Total time: 10-15 minutes. Worth it.


The Legal Situation (It's Messy by State)

Recording laws in the US vary significantly. The federal Wiretap Act prohibits intercepting oral communications without consent, but what constitutes "interception" in a private bedroom is subject to ongoing litigation.

More relevant are state laws:

One-party consent states (includes Texas, Florida, New York, most of the South and Midwest): Recording a conversation is legal if one person consents — and that "person" can be the recorder. This is cold comfort in a hidden camera context, since voyeurism statutes cover recording people in private spaces regardless of consent laws.

Two-party (all-party) consent states (California, Pennsylvania, Illinois, Washington, and others): Recording without all parties' consent is illegal. Courts in these states have generally been more aggressive in prosecuting hidden camera cases.

Voyeurism statutes are what really matter here. Every state has them, and they specifically criminalize recording people in spaces where they have a reasonable expectation of privacy — bathrooms, bedrooms, changing areas. Airbnb rentals squarely qualify. Penalties range from misdemeanors to felonies depending on the state and circumstances.


What to Do If You Find One

Step one: Don't touch it. Moving or removing it potentially destroys evidence and could technically expose you to claims of tampering with someone else's property.

Step two: Document everything. Photos, video of the location and surroundings, timestamp everything.

Step three: Leave the property. You're not obligated to stay.

Step four: Report to Airbnb. Use the Resolution Center, not just the app's message feature. Request a full refund under Airbnb's Guest Refund Policy — hidden cameras are an explicit qualifying condition.

Step five: File a police report. This matters even if you think nothing will come of it. It creates a record. The local PD might already have reports about the same address.

Step six: FTC complaint. File at ReportFraud.ftc.gov. Also worth contacting your state attorney general's office, especially in states with strong consumer protection records like California, New York, and Massachusetts.

If you want to pursue civil action — and the Arizona family case suggests there's appetite for it — an attorney specializing in privacy or personal injury can advise on whether a lawsuit makes sense. Some jurisdictions allow statutory damages even without proving specific harm.

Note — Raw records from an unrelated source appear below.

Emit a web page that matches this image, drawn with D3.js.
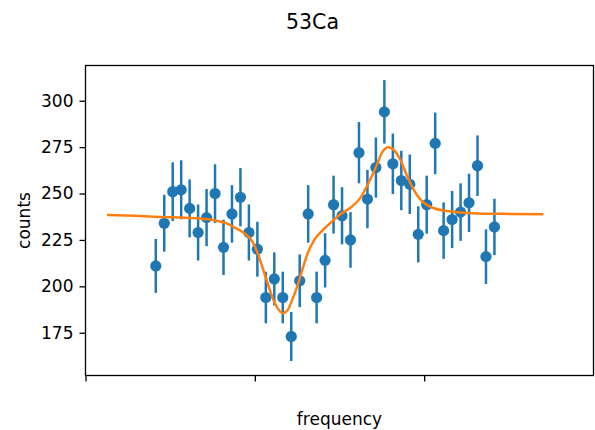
<!DOCTYPE html>
<html>
<head>
<meta charset="utf-8">
<script src="https://cdn.jsdelivr.net/npm/d3@7/dist/d3.min.js"></script>
<style>
  html, body { margin: 0; padding: 0; background: #fff; }
  text { font-family: "DejaVu Sans", sans-serif; fill: #000; }
</style>
</head>
<body>
<svg id="chart" width="595" height="430"></svg>
<script>
// ---- data ----
const title = "53Ca";
const xLabel = "frequency";
const yLabel = "counts";

const freq = [0.415, 0.465, 0.515, 0.565, 0.615, 0.665, 0.715, 0.765, 0.815, 0.865,
              0.915, 0.965, 1.015, 1.065, 1.115, 1.165, 1.215, 1.265, 1.315, 1.365,
              1.415, 1.465, 1.515, 1.565, 1.615, 1.665, 1.715, 1.765, 1.815, 1.865,
              1.915, 1.965, 2.015, 2.065, 2.115, 2.165, 2.215, 2.265, 2.315, 2.365, 2.415];
const counts = [211, 234, 251, 252, 242, 229, 237, 250, 221, 239,
                248, 229, 220, 194, 204, 194, 173, 203, 239, 194,
                214, 244, 238, 225, 272, 247, 264, 294, 266, 257,
                255, 228, 244, 277, 230, 236, 240, 245, 265, 216, 232];
const errors = [14.5, 15.3, 15.8, 15.9, 15.6, 15.1, 15.4, 15.8, 14.9, 15.5,
                15.7, 15.1, 14.8, 13.9, 14.3, 13.9, 13.2, 14.2, 15.5, 13.9,
                14.6, 15.6, 15.4, 15.0, 16.5, 15.7, 16.2, 17.1, 16.3, 16.0,
                16.0, 15.1, 15.6, 16.6, 15.2, 15.4, 15.5, 15.7, 16.3, 14.7, 15.2];

// fitted curve
const fitX = [0.127, 0.322, 0.440, 0.558, 0.676, 0.755, 0.834, 0.889, 0.938, 0.987,
              1.017, 1.047, 1.076, 1.106, 1.135, 1.165, 1.194, 1.224, 1.253, 1.283,
              1.312, 1.351, 1.401, 1.460, 1.503, 1.562, 1.621, 1.680, 1.720, 1.749,
              1.788, 1.818, 1.857, 1.897, 1.936, 1.985, 2.054, 2.133, 2.212, 2.318,
              2.517, 2.704];
const fitY = [238.4, 237.9, 237.4, 237.1, 236.6, 235.7, 233.9, 231.2, 228.6, 224.0,
              217.8, 209.7, 201.6, 193.5, 188.1, 185.5, 187.2, 193.5, 200.7, 209.7,
              217.8, 225.0, 230.3, 235.3, 238.7, 242.2, 247.4, 257.3, 265.4, 271.7,
              274.9, 273.7, 268.6, 260.0, 252.4, 246.0, 242.2, 240.6, 239.8, 239.3,
              239.0, 238.8];

const xTicks = [0, 1, 2];
const yTicks = [175, 200, 225, 250, 275, 300];

// ---- layout ----
const svg = d3.select("#chart");
const L = 85.5, R = 593.5, T = 65.5, B = 375.5;

const x = d3.scaleLinear().domain([0, 3]).range([L, R]);
const y = d3.scaleLinear().domain([151.97, 318.97]).range([B, T]);

const blue = "#1f77b4", orange = "#ff7f0e";

// title
svg.append("text").attr("x", 312.5).attr("y", 29)
  .attr("text-anchor", "middle").style("font-size", "20.5px").text(title);

// axes
const xAxis = d3.axisBottom(x).tickValues(xTicks).tickFormat("").tickSizeOuter(0).tickSizeInner(6);
const yAxis = d3.axisLeft(y).tickValues(yTicks).tickSizeOuter(0).tickSizeInner(6).tickPadding(6);

const gx = svg.append("g").attr("transform", `translate(0,${B})`).call(xAxis);
const gy = svg.append("g").attr("transform", `translate(${L},0)`).call(yAxis);
[gx, gy].forEach(g => {
  g.select(".domain").remove();
  g.selectAll(".tick line").attr("stroke", "#000").attr("stroke-width", 1.3);
  g.selectAll(".tick text").style("font-size", "17px").style("font-family", "DejaVu Sans").attr("fill", "#000");
});

// data: error bars
const plot = svg.append("g");
const pts = freq.map((f, i) => ({ f, c: counts[i], e: errors[i] }));
plot.selectAll("line.err").data(pts).enter().append("line")
  .attr("class", "err")
  .attr("x1", d => x(d.f)).attr("x2", d => x(d.f))
  .attr("y1", d => y(d.c - d.e)).attr("y2", d => y(d.c + d.e))
  .attr("stroke", blue).attr("stroke-width", 2.5);

// markers
plot.selectAll("circle").data(pts).enter().append("circle")
  .attr("cx", d => x(d.f)).attr("cy", d => y(d.c)).attr("r", 5.6)
  .attr("fill", blue);

// fit line
const fit = fitX.map((v, i) => [v, fitY[i]]);
plot.append("path").datum(fit)
  .attr("fill", "none").attr("stroke", orange).attr("stroke-width", 2.5)
  .attr("stroke-linejoin", "round")
  .attr("d", d3.line().x(d => x(d[0])).y(d => y(d[1])).curve(d3.curveMonotoneX));

// frame
svg.append("rect").attr("x", L).attr("y", T).attr("width", R - L).attr("height", B - T)
  .attr("fill", "none").attr("stroke", "#000").attr("stroke-width", 1.3);

// axis labels
svg.append("text").attr("x", (L + R) / 2).attr("y", 424.5)
  .attr("text-anchor", "middle").style("font-size", "17px").text(xLabel);
svg.append("text").attr("transform", `translate(30,${(T + B) / 2}) rotate(-90)`)
  .attr("text-anchor", "middle").style("font-size", "17px").text(yLabel);
</script>
</body>
</html>
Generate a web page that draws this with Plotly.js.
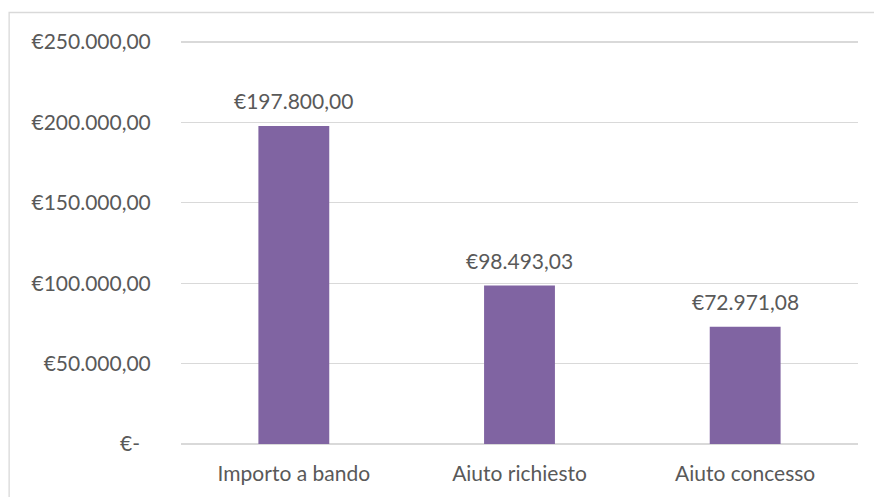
<!DOCTYPE html>
<html>
<head>
<meta charset="utf-8">
<script src="https://cdn.plot.ly/plotly-3.0.1.min.js"></script>
<style>
html,body{margin:0;padding:0;background:#fff;}
#chart{width:874px;height:497px;}
</style>
</head>
<body>
<div id="chart"></div>
<script>
const categories = ["Importo a bando", "Aiuto richiesto", "Aiuto concesso"];
const values = [197800.00, 98493.03, 72971.08];
const tickValues = [0, 50000, 100000, 150000, 200000, 250000];
const tickLabels = ["€-\u00a0\u00a0", "€50.000,00", "€100.000,00", "€150.000,00", "€200.000,00", "€250.000,00"];

function fmtEuro(v) {
  const parts = v.toFixed(2).split(".");
  const intPart = parts[0].replace(/\B(?=(\d{3})+(?!\d))/g, ".");
  return "€" + intPart + "," + parts[1];
}

const textColor = "#595959";
const fontFamily = "Lato, 'Open Sans', sans-serif";

const trace = {
  type: "bar",
  x: categories,
  y: values,
  marker: {color: "#8064A2"},
  hoverinfo: "none"
};

const annotations = categories.map((c, i) => ({
  x: c,
  y: values[i],
  xref: "x",
  yref: "y",
  text: fmtEuro(values[i]),
  showarrow: false,
  yanchor: "middle",
  yshift: 25,
  font: {family: fontFamily, size: 21, color: textColor}
}));

const layout = {
  width: 874,
  height: 497,
  autosize: false,
  margin: {l: 181, r: 15.5, t: 38, b: 49, pad: 0},
  paper_bgcolor: "#ffffff",
  plot_bgcolor: "#ffffff",
  bargap: 0.686,
  showlegend: false,
  font: {family: fontFamily, size: 21, color: textColor},
  xaxis: {
    type: "category",
    showgrid: false,
    zeroline: false,
    showline: false,
    ticks: "outside",
    ticklen: 7,
    tickcolor: "rgba(0,0,0,0)",
    tickfont: {family: fontFamily, size: 21, color: textColor},
    fixedrange: true
  },
  yaxis: {
    range: [-2500, 252500],
    tickmode: "array",
    tickvals: tickValues,
    ticktext: tickLabels,
    showgrid: true,
    gridcolor: "#D9D9D9",
    gridwidth: 1.3,
    zeroline: true,
    zerolinecolor: "#D9D9D9",
    zerolinewidth: 1.3,
    showline: false,
    ticks: "outside",
    ticklen: 25,
    tickcolor: "rgba(0,0,0,0)",
    tickfont: {family: fontFamily, size: 21, color: textColor},
    fixedrange: true
  },
  annotations: annotations,
  shapes: [{
    type: "rect",
    xref: "paper",
    yref: "paper",
    x0: (9 - 181) / 677.5,
    x1: (880 - 181) / 677.5,
    y0: (448 - 505) / 410,
    y1: (448 - 12.5) / 410,
    line: {color: "#D9D9D9", width: 1.3},
    fillcolor: "rgba(0,0,0,0)",
    layer: "below"
  }]
};

Plotly.newPlot("chart", [trace], layout, {displayModeBar: false, staticPlot: true});
</script>
</body>
</html>
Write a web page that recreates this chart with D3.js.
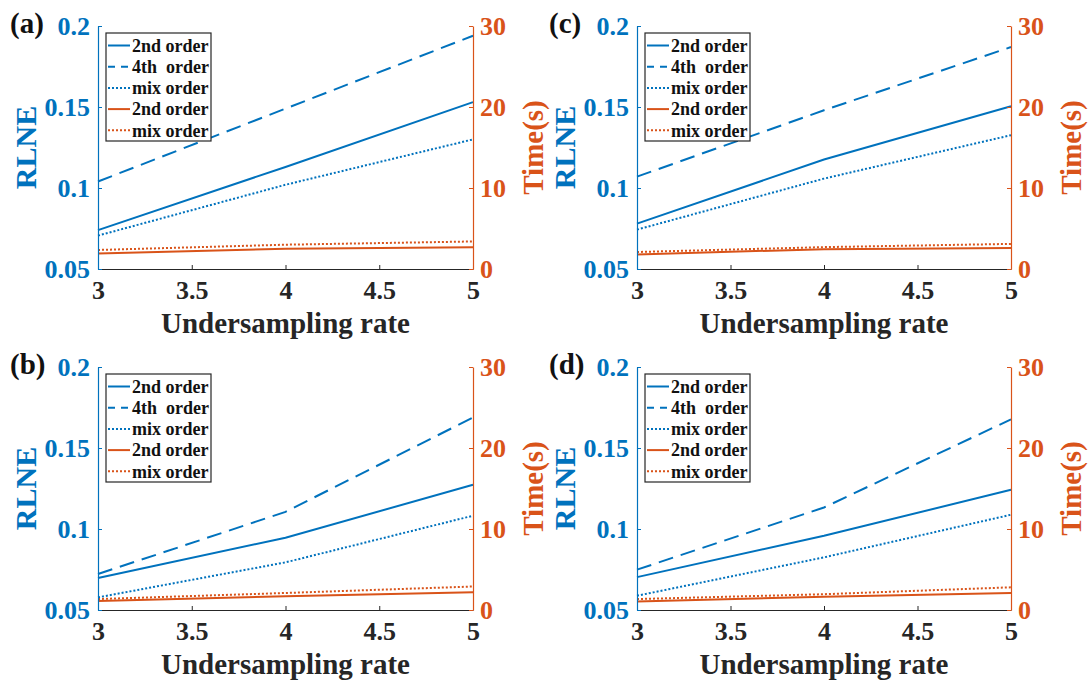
<!DOCTYPE html>
<html>
<head>
<meta charset="utf-8">
<script src="https://cdn.jsdelivr.net/npm/d3@7"></script>
<style>
  body { margin: 0; background: #fff; }
  svg { display: block; }
  svg text { font-family: "Liberation Serif", "Times New Roman", serif; font-weight: bold; }
</style>
</head>
<body>
<script>
// undersampling rates on the x axis
var rates = [3, 4, 5];
var xTicks = [3, 3.5, 4, 4.5, 5];
var rlneTicks = [0.05, 0.1, 0.15, 0.2];
var timeTicks = [0, 10, 20, 30];
var panelLabels = ["(a)", "(b)", "(c)", "(d)"];
var legendLabels = ["2nd order", "4th  order", "mix order", "2nd order", "mix order"];

// RLNE per panel (a, b, c, d)
var rlne2nd = [[0.074, 0.113, 0.153], [0.0697, 0.0946, 0.1273], [0.078, 0.1176, 0.1505], [0.0703, 0.0958, 0.1242]];
var rlne4th = [[0.104, 0.149, 0.194], [0.0722, 0.1106, 0.1688], [0.107, 0.148, 0.187], [0.0749, 0.1133, 0.1677]];
var rlneMix = [[0.0706, 0.102, 0.130], [0.0578, 0.0794, 0.1082], [0.0743, 0.1058, 0.1326], [0.0588, 0.0825, 0.1088]];
// time in seconds per panel
var time2nd = [[1.9, 2.5, 2.7], [1.1, 1.7, 2.2], [1.8, 2.45, 2.6], [1.05, 1.65, 2.1]];
var timeMix = [[2.35, 3.0, 3.4], [1.35, 2.1, 2.9], [2.1, 2.7, 3.1], [1.35, 1.95, 2.8]];

var blue = "#0072BD", orange = "#D95319", dark = "#262626";
var W = 1089, H = 686;

var svg = d3.select("body").append("svg")
  .attr("width", W)
  .attr("height", H);

svg.append("rect").attr("width", W).attr("height", H).attr("fill", "#fff");

var panels = [
  {left: 98, top: 26, right: 473},
  {left: 98, top: 367, right: 473},
  {left: 637, top: 26, right: 1011},
  {left: 637, top: 367, right: 1011}
];
var plotH = 243;

function drawPanel(p, i) {
  var w = p.right - p.left;
  var g = svg.append("g").attr("transform", "translate(" + p.left + "," + p.top + ")");

  var x = d3.scaleLinear().domain([3, 5]).range([0, w]);
  var yL = d3.scaleLinear().domain([0.05, 0.2]).range([plotH, 0]);
  var yR = d3.scaleLinear().domain([0, 30]).range([plotH, 0]);

  var series = [
    {vals: rlne2nd[i], y: yL, color: blue, dash: null},
    {vals: rlne4th[i], y: yL, color: blue, dash: "15,8"},
    {vals: rlneMix[i], y: yL, color: blue, dash: "2,2"},
    {vals: time2nd[i], y: yR, color: orange, dash: null},
    {vals: timeMix[i], y: yR, color: orange, dash: "2,2"}
  ];

  series.forEach(function(s) {
    var line = d3.line()
      .x(function(d, j) { return x(rates[j]); })
      .y(function(d) { return s.y(d); });
    g.append("path")
      .datum(s.vals)
      .attr("d", line)
      .attr("fill", "none")
      .attr("stroke", s.color)
      .attr("stroke-width", 2)
      .attr("stroke-dasharray", s.dash);
  });

  var xAxis = g.append("g")
    .attr("transform", "translate(0," + plotH + ")")
    .attr("color", dark)
    .call(d3.axisBottom(x).tickValues(xTicks).tickFormat(d3.format("")).tickSizeInner(-4).tickSizeOuter(0).tickPadding(12));

  var leftAxis = g.append("g")
    .attr("color", blue)
    .call(d3.axisLeft(yL).tickValues(rlneTicks).tickFormat(d3.format("")).tickSizeInner(-4).tickSizeOuter(0).tickPadding(8));

  var rightAxis = g.append("g")
    .attr("transform", "translate(" + w + ",0)")
    .attr("color", orange)
    .call(d3.axisRight(yR).tickValues(timeTicks).tickSizeInner(-4).tickSizeOuter(0).tickPadding(7));

  [xAxis, leftAxis, rightAxis].forEach(function(a) {
    a.attr("font-family", "Liberation Serif").attr("font-size", 26);
    a.selectAll("text")
      .style("font-size", "26px")
      .style("font-weight", "bold");
    a.select(".domain").attr("stroke-width", 1.2);
  });

  g.append("text")
    .attr("x", w / 2)
    .attr("y", plotH + 64)
    .attr("text-anchor", "middle")
    .attr("fill", dark)
    .style("font-size", "29px")
    .text("Undersampling rate");

  g.append("text")
    .attr("transform", "translate(-62," + plotH / 2 + ") rotate(-90)")
    .attr("text-anchor", "middle")
    .attr("fill", blue)
    .style("font-size", "30px")
    .text("RLNE");

  g.append("text")
    .attr("transform", "translate(" + (w + 70) + "," + plotH / 2 + ") rotate(-90)")
    .attr("text-anchor", "middle")
    .attr("fill", orange)
    .style("font-size", "29px")
    .text("Time(s)");

  svg.append("text")
    .attr("x", p.left - 88)
    .attr("y", p.top + 7)
    .attr("fill", "#111")
    .style("font-size", "29px")
    .text(panelLabels[i]);

  // legend
  var lg = g.append("g").attr("transform", "translate(8,7)");
  lg.append("rect")
    .attr("width", 105)
    .attr("height", 108)
    .attr("fill", "#fff")
    .attr("stroke", dark)
    .attr("stroke-width", 1.2);

  var rows = lg.selectAll(".row")
    .data(series)
    .enter().append("g")
    .attr("class", "row")
    .attr("transform", function(d, j) { return "translate(0," + (12.5 + j * 21.2) + ")"; });

  rows.append("line")
    .attr("x1", 2).attr("x2", 24)
    .attr("stroke", function(d) { return d.color; })
    .attr("stroke-width", 2)
    .attr("stroke-dasharray", function(d) { return d.dash === "15,8" ? "7,6" : d.dash; });

  rows.append("text")
    .attr("x", 26)
    .attr("dy", "0.35em")
    .attr("fill", "#111")
    .style("font-size", "18px")
    .style("white-space", "pre")
    .text(function(d, j) { return legendLabels[j]; });
}

panels.forEach(drawPanel);
</script>
</body>
</html>
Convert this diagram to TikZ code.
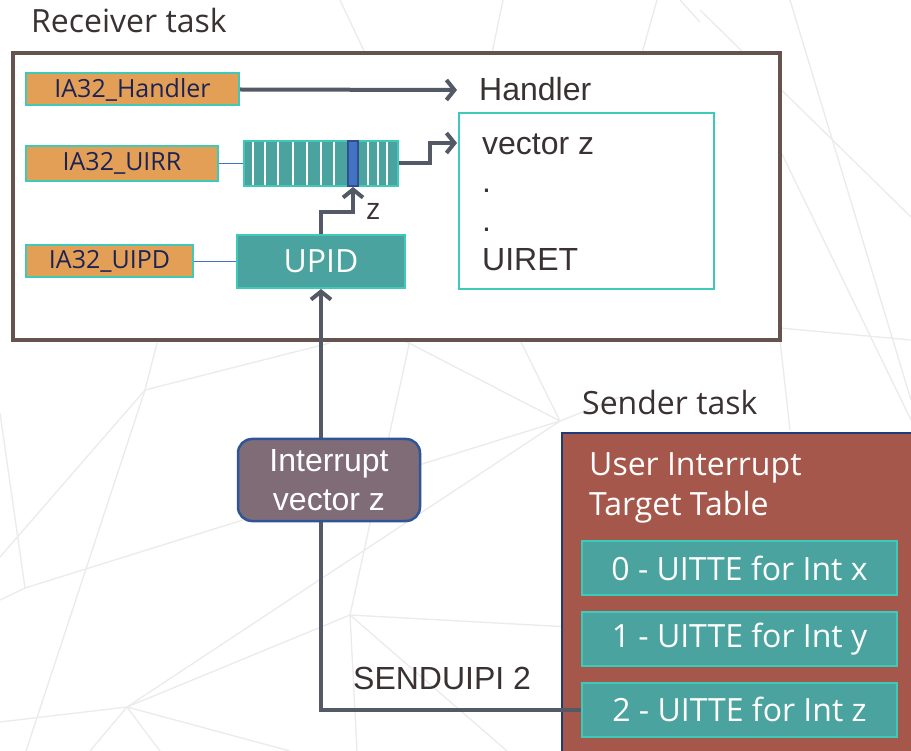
\documentclass[tikz,border=0pt]{standalone}
\usepackage{fontspec}
\setmainfont{Open Sans}
\newfontfamily\arialf{Liberation Sans}
\usetikzlibrary{arrows.meta}
\definecolor{tealb}{HTML}{3EC9B9}
\definecolor{tealf}{HTML}{4AA39F}
\definecolor{orangef}{HTML}{E49F57}
\definecolor{navy}{HTML}{1B2356}
\definecolor{agray}{HTML}{535A66}
\definecolor{brownb}{HTML}{64534E}
\definecolor{mauve}{HTML}{7F6C76}
\definecolor{blueb}{HTML}{2E5597}
\definecolor{brick}{HTML}{A4574A}
\definecolor{senderb}{HTML}{1D3A7A}
\definecolor{dtext}{HTML}{3A3232}
\definecolor{cellf}{HTML}{4472C4}
\definecolor{celld}{HTML}{2F4F8F}
\definecolor{thinb}{HTML}{4472C4}
\definecolor{bgl}{HTML}{EBEBEB}
\newcommand{\fsz}[2]{\fontsize{#1}{#2}\selectfont}
\begin{document}
\begin{tikzpicture}[x=1pt,y=-1pt,
  reg/.style={draw=tealb, line width=2pt, fill=orangef, text=navy, font=\fsz{25}{30}, inner sep=0pt},
  tealbox/.style={draw=tealb, line width=2pt, fill=tealf, text=white, inner sep=0pt},
  conn/.style={draw=agray, line width=4pt},
  arr/.style={conn, -{Straight Barb[length=8pt,width=20pt]}},
  thin/.style={draw=thinb, line width=0.9pt},
  lbl/.style={inner sep=0pt, text=dtext},
  bgline/.style={draw=bgl, line width=1.3pt}]
\useasboundingbox (0,0) rectangle (911,751);
\fill[white] (0,0) rectangle (911,751);
% faint background network
\coordinate (V1) at (560,421);
\coordinate (V2) at (350,615);
\coordinate (V3) at (127,707);
\coordinate (V4) at (25,588);
\coordinate (V5) at (145,390);
\foreach \a/\b in {V3/V1, V4/V1, V3/V2}
  \draw[bgline] (\a) -- (\b);
\foreach \p/\q in {V2/{(570,627)}, V2/{(410,340)}, V2/{(357,751)}, V2/{(507,751)},
  V1/{(403,340)}, V1/{(520,340)}, V1/{(620,397)},
  V3/{(0,722)}, V3/{(90,751)}, V3/{(160,751)}, V3/{(290,751)},
  V5/{(26,751)}, V5/{(0,557)}, V5/{(157,343)}, V5/{(330,343)},
  V4/{(0,413)}, V4/{(0,600)}}
  \draw[bgline] (\p) -- \q;
\draw[bgline] (340,0) -- (365,53);
\draw[bgline] (503,0) -- (492,53);
\draw[bgline] (657,0) -- (642,53);
\draw[bgline] (680,0) -- (700,22);
\draw[bgline] (700,10) -- (911,217);
\draw[bgline] (790,0) -- (911,400);
\draw[bgline] (780,150) -- (911,420);
\draw[bgline] (780,328) -- (911,340);
\draw[bgline] (780,340) -- (790,430);

% receiver
\node[lbl, anchor=base west, font=\fsz{32}{38}] (rtitle) at (31,33) {Receiver task};
\node[draw=brownb, fill=white, line width=3.5pt, minimum width=767pt, minimum height=287pt, inner sep=0pt] (recv) at (396.5,196.5) {};

\node[reg, minimum width=213pt, minimum height=32pt] (iah) at (132.5,89.5) {IA32\_Handler};
\node[reg, minimum width=192pt, minimum height=35pt] (uirr) at (122,163.5) {IA32\_UIRR};
\node[reg, minimum width=167pt, minimum height=32pt] (uipd) at (109.5,261.5) {IA32\_UIPD};

\node[tealbox, minimum width=154pt, minimum height=45pt] (bar) at (321,163.5) {};
\foreach \x in {253,265,278,293,307,321,334,368,378,387}
  \draw[white, line width=1.3pt] (\x,142) -- (\x,185);
\node[draw=celld, fill=cellf, line width=2pt, minimum width=10pt, minimum height=45pt, inner sep=0pt] (cell) at (353,163.5) {};

\node[tealbox, minimum width=168pt, minimum height=53pt, font=\fsz{32}{38}] (upid) at (321,261.5) {UPID};

\draw[thin] (uirr.east) -- (bar.west);
\draw[thin] (uipd.east) -- (upid.west);

\node[lbl, anchor=base west, font=\arialf\fsz{32}{38}] (htxt) at (479,101) {Handler};
\node[draw=tealb, line width=2pt, fill=white, minimum width=255pt, minimum height=176pt, inner sep=0pt] (hbox) at (586.5,201) {};
\node[lbl, anchor=base west, font=\arialf\fsz{32}{38}] (vz) at (482,155) {vector z};
\node[lbl, anchor=base west, font=\arialf\fsz{32}{38}] (d1) at (482,193) {.};
\node[lbl, anchor=base west, font=\arialf\fsz{32}{38}] (d2) at (482,232) {.};
\node[lbl, anchor=base west, font=\arialf\fsz{32}{38}] (uiret) at (482,271) {UIRET};

\coordinate (hend) at (457,90);
\coordinate (vend) at (457,143);
\draw[arr] (iah.east) -- (hend);
\draw[arr] (bar.east) -- (430,163.5) -- (430,143) -- (vend);
\draw[arr] (upid.north) -- ++(0,-22) -| (cell.south);
\node[lbl, anchor=base west, font=\fsz{30}{34}] (zl) at (366,220) {z};

% sender
\node[lbl, anchor=base west, font=\fsz{32}{38}] (stitle) at (582,415) {Sender task};
\node[draw=senderb, fill=brick, line width=2.5pt, minimum width=368pt, minimum height=337pt, inner sep=0pt] (send) at (746,601.5) {};
\node[inner sep=0pt, anchor=base west, text=white, align=left, font=\fsz{32}{40}] (uitt) at (589,515) {User Interrupt\\Target Table};

\node[tealbox, minimum width=315pt, minimum height=54pt, font=\fsz{32}{38}] (u0) at (739.5,568) {0 - UITTE for Int x};
\node[tealbox, minimum width=315pt, minimum height=54pt, font=\fsz{32}{38}] (u1) at (739.5,639) {1 - UITTE for Int y};
\node[tealbox, minimum width=315pt, minimum height=54pt, font=\fsz{32}{38}] (u2) at (739.5,709.5) {2 - UITTE for Int z};

\draw[arr] (u2.west) -| (upid.south);
\node[draw=blueb, fill=mauve, line width=2.5pt, rounded corners=14pt, minimum width=182pt, minimum height=82pt, text=white, align=center, font=\arialf\fsz{32}{39}, inner sep=0pt] (ivz) at (329,480) {Interrupt\\vector z};
\node[lbl, anchor=base west, font=\arialf\fsz{32}{38}] (sui) at (353,689) {SENDUIPI 2};
\end{tikzpicture}
\end{document}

Gear Worth Owning Before Your Next Trip

You don't need to spend hundreds. A basic kit:

  • RF/Lens combo detector (~$35-80): JMDHKK K18 or Spy Hawk Pro-10G
  • Fing app (free): WiFi network scanner
  • Flashlight (any): Useful for inspecting smoke detectors and outlets

If you travel frequently or do Airbnb for extended stays, it's worth spending $80-120 on a quality unit with broader frequency range and optical detection. Think of it like travel insurance — most trips you won't need it, but when you do, you'll be glad you have it.

One last thing: check the listing before you book. Look for reviews that mention cameras or privacy concerns. Search the host's name plus "camera" or "hidden" — journalists and travel blogs have been documenting cases for years. Five minutes of research before booking is the cheapest form of protection.